La particularité de la pensée de Fanon, à travers les différents terrains qu’il a lui-même investis, est d’avoir relié entre eux des lieux qui paraissaient éloignés l’un de l’autre, géographiquement (la France, les Caraïbes, le Maghreb, l’Afrique sub-saharienne) ou institutionnellement (l’hôpital psychiatrique et la scène politique). Ce travail transversal en réseaux doit servir à relier des lieux et à confronter sa pensée aux expériences, aux problèmes et aux problématiques du présent et en montrer l’actualité, car l’une des dimensions de la pensée de Fanon est sa « mondialité. »
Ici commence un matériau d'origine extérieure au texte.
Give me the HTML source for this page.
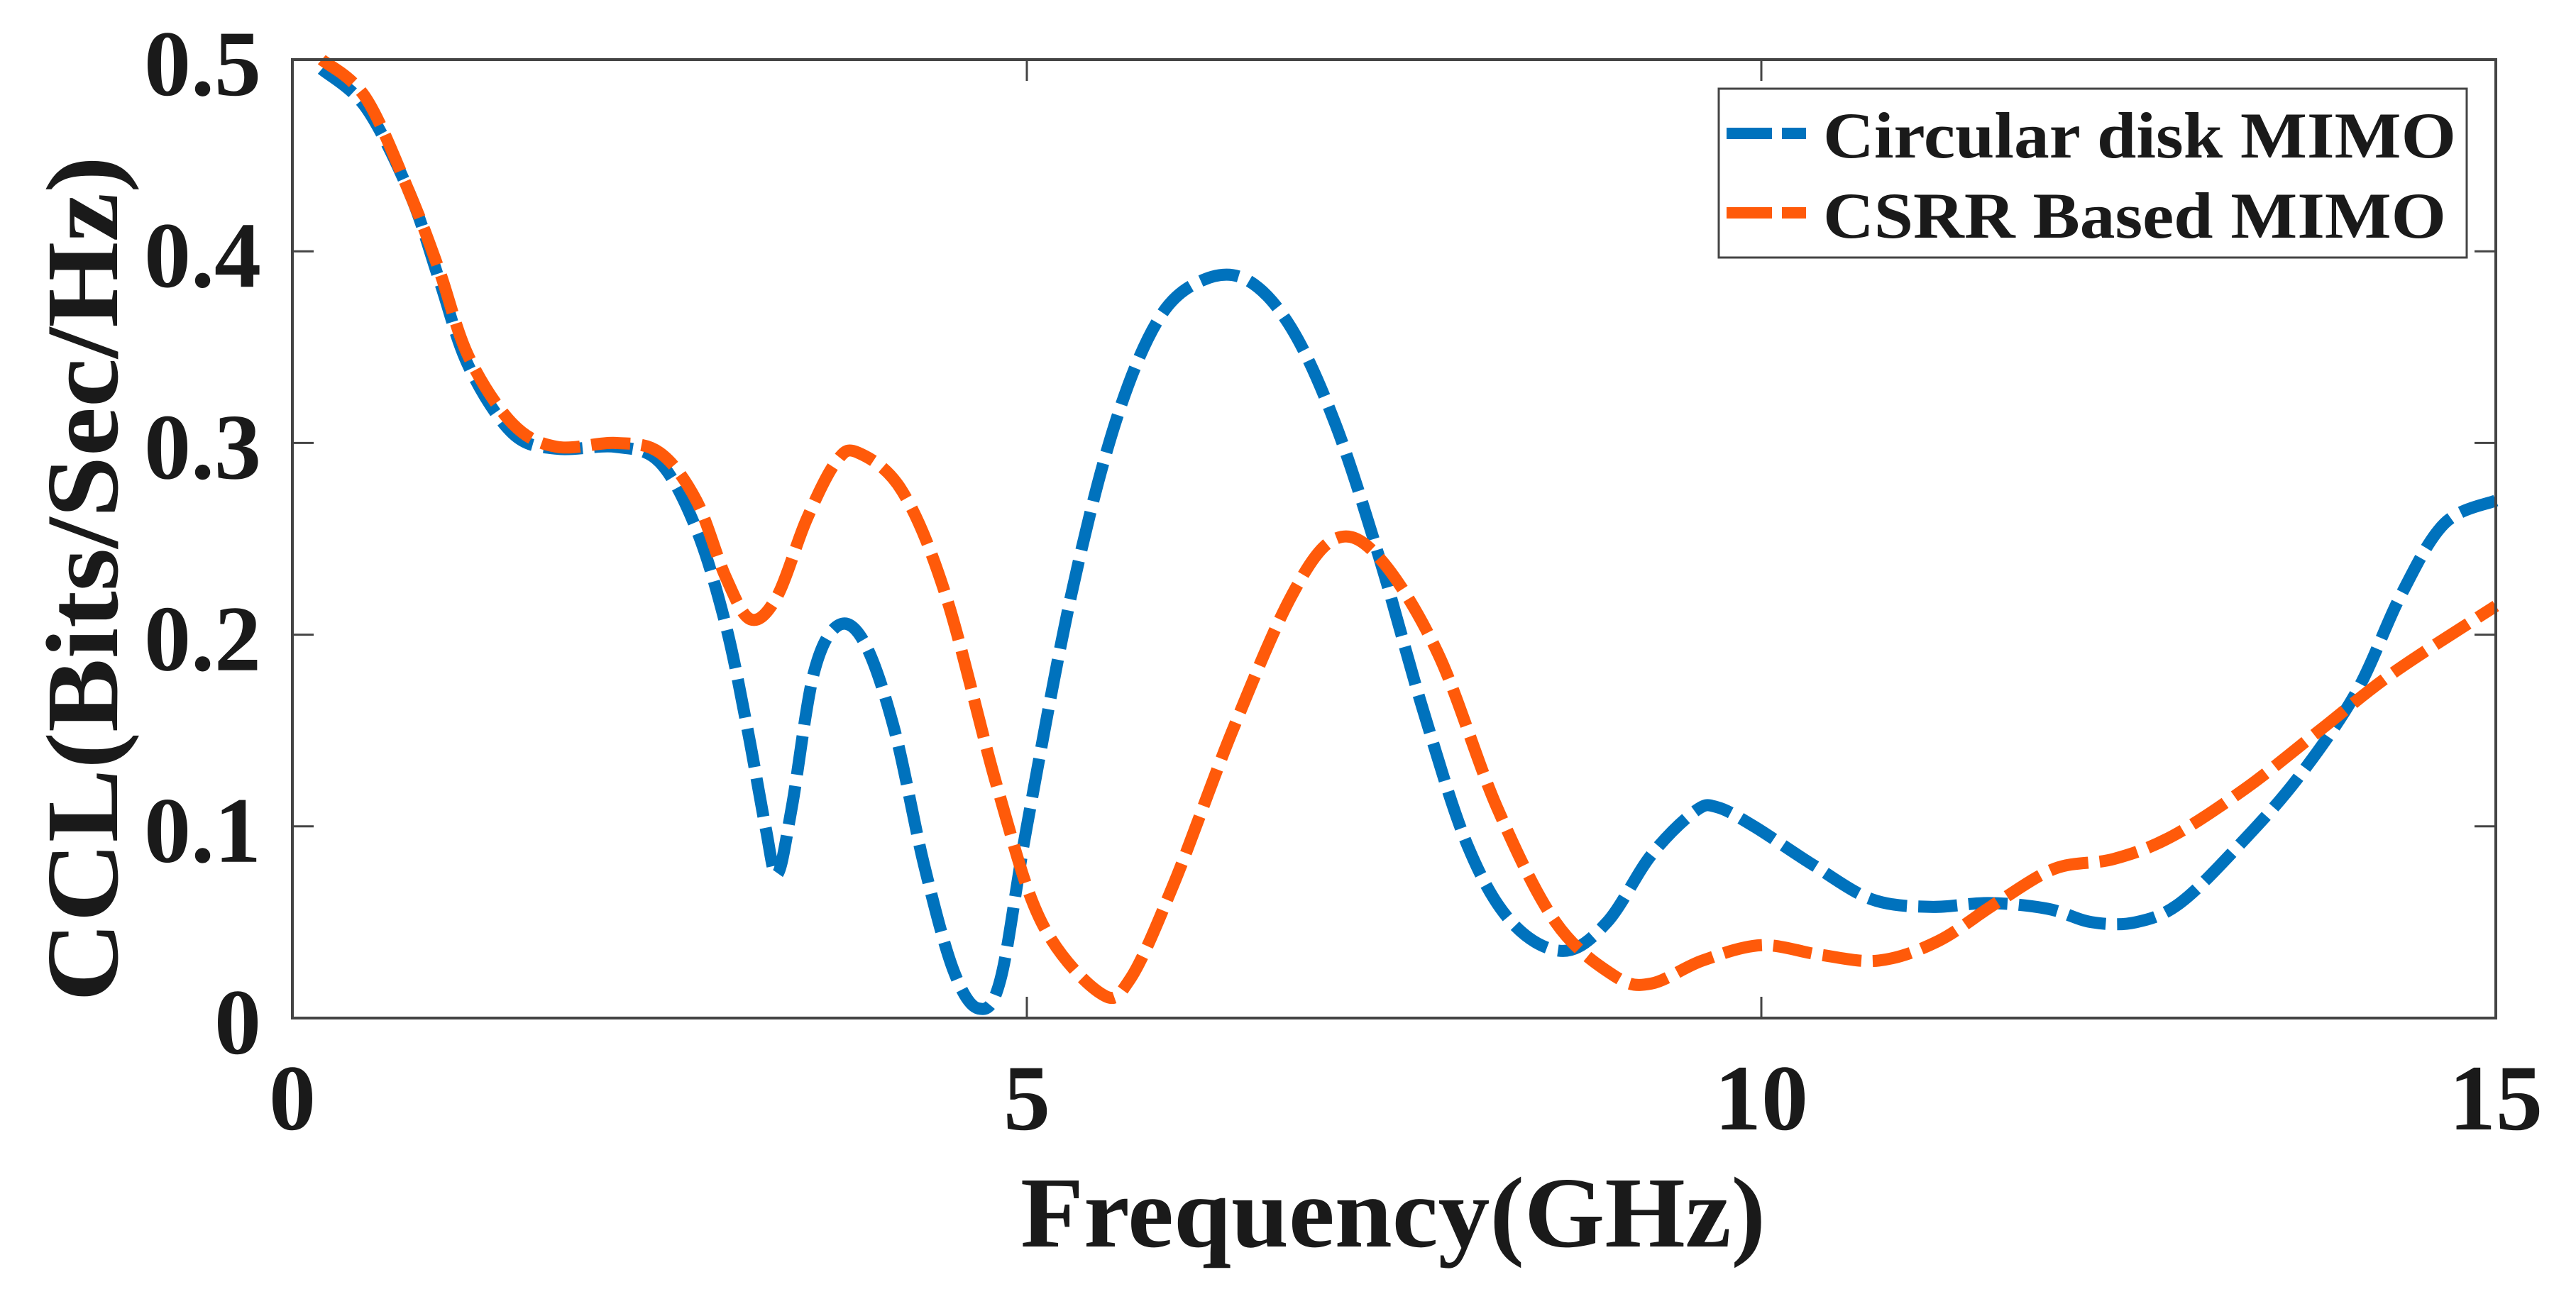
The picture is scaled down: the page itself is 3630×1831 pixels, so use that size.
<!DOCTYPE html>
<html><head><meta charset="utf-8"><style>
html,body{margin:0;padding:0;background:#fff;width:3630px;height:1831px;overflow:hidden}
text{font-family:"Liberation Serif",serif;font-weight:bold;fill:#1a1a1a}
</style></head><body>
<svg id="chart" width="3630" height="1831" viewBox="0 0 3630 1831" xmlns="http://www.w3.org/2000/svg">
<g id="series"></g>
<rect x="412" y="84" width="3105" height="1351" fill="none" stroke="#444" stroke-width="4"/>
<g id="ticks"></g>
<text transform="translate(165,1412) rotate(-90)" font-size="145" textLength="1192" lengthAdjust="spacingAndGlyphs">CCL(Bits/Sec/Hz)</text>
<text x="1438" y="1757" font-size="142" textLength="1050" lengthAdjust="spacingAndGlyphs">Frequency(GHz)</text>
<g>
<rect x="2422" y="125" width="1054" height="238" fill="#fff" stroke="#444" stroke-width="3"/>
<line x1="2433" y1="188" x2="2545" y2="188" stroke="#0072BD" stroke-width="16" stroke-dasharray="64 14"/>
<text x="2569" y="222" font-size="92" textLength="892" lengthAdjust="spacingAndGlyphs">Circular disk MIMO</text>
<line x1="2433" y1="300" x2="2545" y2="300" stroke="#FF5A0A" stroke-width="16" stroke-dasharray="64 14"/>
<text x="2569" y="335" font-size="92" textLength="878" lengthAdjust="spacingAndGlyphs">CSRR Based MIMO</text>
</g>
</svg>
<script>
const xTicks = [0, 5, 10, 15];
const yTicks = [0, 0.1, 0.2, 0.3, 0.4, 0.5];
const yTickLabels = ["0", "0.1", "0.2", "0.3", "0.4", "0.5"];
const circFreq = [0.2,0.5,0.8,1.0,1.2,1.5,1.8,2.2,2.5,2.75,2.95,3.1,3.22,3.3,3.4,3.55,3.72,3.9,4.1,4.3,4.5,4.67,4.82,5.0,5.3,5.6,5.9,6.2,6.5,6.8,7.1,7.4,7.7,8.0,8.3,8.65,8.95,9.25,9.55,9.7,9.95,10.35,10.75,11.15,11.55,11.95,12.25,12.55,12.85,13.25,13.65,14.05,14.35,14.65,15.0];
const circCCL = [0.495,0.475,0.43,0.385,0.34,0.305,0.297,0.298,0.29,0.255,0.205,0.15,0.10,0.075,0.11,0.18,0.205,0.195,0.15,0.08,0.025,0.005,0.02,0.10,0.22,0.31,0.365,0.385,0.385,0.36,0.31,0.24,0.16,0.09,0.05,0.035,0.05,0.085,0.108,0.11,0.10,0.08,0.062,0.058,0.06,0.057,0.05,0.05,0.06,0.09,0.125,0.17,0.22,0.258,0.27];
const csrrFreq = [0.2,0.5,0.8,1.0,1.2,1.5,1.8,2.2,2.5,2.75,2.95,3.12,3.3,3.5,3.7,3.85,4.15,4.45,4.8,5.1,5.5,5.7,6.0,6.4,6.8,7.1,7.4,7.8,8.2,8.6,9.0,9.25,9.6,10.0,10.4,10.8,11.2,11.6,12.0,12.4,12.8,13.3,13.8,14.3,15.0];
const csrrCCL = [0.50,0.48,0.43,0.39,0.345,0.31,0.298,0.30,0.295,0.27,0.23,0.208,0.22,0.26,0.29,0.295,0.275,0.22,0.12,0.05,0.013,0.02,0.07,0.15,0.22,0.25,0.24,0.19,0.11,0.05,0.022,0.018,0.03,0.038,0.033,0.03,0.04,0.06,0.078,0.083,0.095,0.12,0.15,0.18,0.215];

const X0=412, X1=3517, Y0=1435, Y1=84;
const sx = f => X0 + (f-0)/(15-0)*(X1-X0);
const sy = v => Y0 - (v-0)/(0.5-0)*(Y0-Y1);
const NS="http://www.w3.org/2000/svg";

function smoothPath(xs, ys){
  const p = xs.map((x,i)=>[sx(x), sy(ys[i])]);
  let d = "M"+p[0][0].toFixed(1)+","+p[0][1].toFixed(1);
  for(let i=0;i<p.length-1;i++){
    const a=p[Math.max(0,i-1)], b=p[i], c=p[i+1], e=p[Math.min(p.length-1,i+2)];
    const c1=[b[0]+(c[0]-a[0])/6, b[1]+(c[1]-a[1])/6];
    const c2=[c[0]-(e[0]-b[0])/6, c[1]-(e[1]-b[1])/6];
    d+=" C"+c1.map(v=>v.toFixed(1)).join(",")+" "+c2.map(v=>v.toFixed(1)).join(",")+" "+c.map(v=>v.toFixed(1)).join(",");
  }
  return d;
}
const sg=document.getElementById("series");
const p1=document.createElementNS(NS,"path");
p1.setAttribute("d",smoothPath(circFreq,circCCL));
p1.setAttribute("fill","none");p1.setAttribute("stroke","#0072BD");p1.setAttribute("stroke-width","17");p1.setAttribute("stroke-dasharray","55 16");


sg.appendChild(p1);
const p2=document.createElementNS(NS,"path");
p2.setAttribute("d",smoothPath(csrrFreq,csrrCCL));
p2.setAttribute("fill","none");p2.setAttribute("stroke","#FF5A0A");p2.setAttribute("stroke-width","17");p2.setAttribute("stroke-dasharray","55 16");


sg.appendChild(p2);

const tg=document.getElementById("ticks");
xTicks.forEach(t=>{
  const x=sx(t);
  [[Y0,Y0-30],[Y1,Y1+30]].forEach(([a,b])=>{
    const l=document.createElementNS(NS,"line");
    l.setAttribute("x1",x);l.setAttribute("x2",x);l.setAttribute("y1",a);l.setAttribute("y2",b);
    l.setAttribute("stroke","#444");l.setAttribute("stroke-width","3");
    
    
    tg.appendChild(l);
  });
  const tx=document.createElementNS(NS,"text");
  tx.setAttribute("x",x);tx.setAttribute("y",1592);tx.setAttribute("font-size","132");tx.setAttribute("text-anchor","middle");
  tx.textContent=String(t);
  
  
  tg.appendChild(tx);
});
yTicks.forEach((t,i)=>{
  const y=sy(t);
  [[X0,X0+30],[X1,X1-30]].forEach(([a,b])=>{
    const l=document.createElementNS(NS,"line");
    l.setAttribute("x1",a);l.setAttribute("x2",b);l.setAttribute("y1",y);l.setAttribute("y2",y);
    l.setAttribute("stroke","#444");l.setAttribute("stroke-width","3");
    
    
    tg.appendChild(l);
  });
  const tx=document.createElementNS(NS,"text");
  tx.setAttribute("x",368);tx.setAttribute("y",y+50);tx.setAttribute("font-size","132");tx.setAttribute("text-anchor","end");
  tx.textContent=yTickLabels[i];
  
  
  tg.appendChild(tx);
});
</script>
</body></html>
Mireille Fanon-Mendès France,

Présidente de la Fondation Frantz Fanon

Les objectifs de la Fondation Frantz Fanon

Frantz Fanon, dont la pensée plurielle a marqué la deuxième partie du vingtième siècle, était aussi un homme d’action qui refusait « le cours des choses » réduit à l’oppression multiséculaire des hommes, des femmes et des peuples par des Etats prétendant exporter leur conception de la civilisation.

Son influence a été multiple, il est encore aujourd’hui lu et commenté dans des régions de plus en plus étendues du monde. Ceux qui s’inspirent de lui ont en commun de mener une réflexion et souvent aussi d’initier des actions pour lutter contre les aliénations de toute forme dans la perspective de transformer le monde et de contribuer à une montée en humanité.

La colonisation revêt aujourd’hui de nouvelles formes, souvent plus insidieuses, auxquelles il convient d’être vigilant et de résister, aussi le recours à l’œuvre et à l’action de Fanon est plus que jamais d’actualité. Fanon incite toujours à refuser toutes les formes de discrimination et d’exclusion, liées à la couleur de la peau, à l’origine géographique ou sociale, ou encore au genre. On n’insistera jamais assez sur l’universalité de la pensée de Fanon, qui s’est nourrie d’une expérience irremplaçable de la souffrance, de la résistance et de la lutte.

Pour valoriser cette pensée et relever ces défis, la Fondation Frantz Fanon entend rester fidèle aux valeurs et aux formes d’engagement qui ont marqué la vie de Frantz Fanon, à sa liberté de propos et à sa rébellion contre le colonialisme sous toutes ses formes. Elle sera à son image, multidimensionnelle.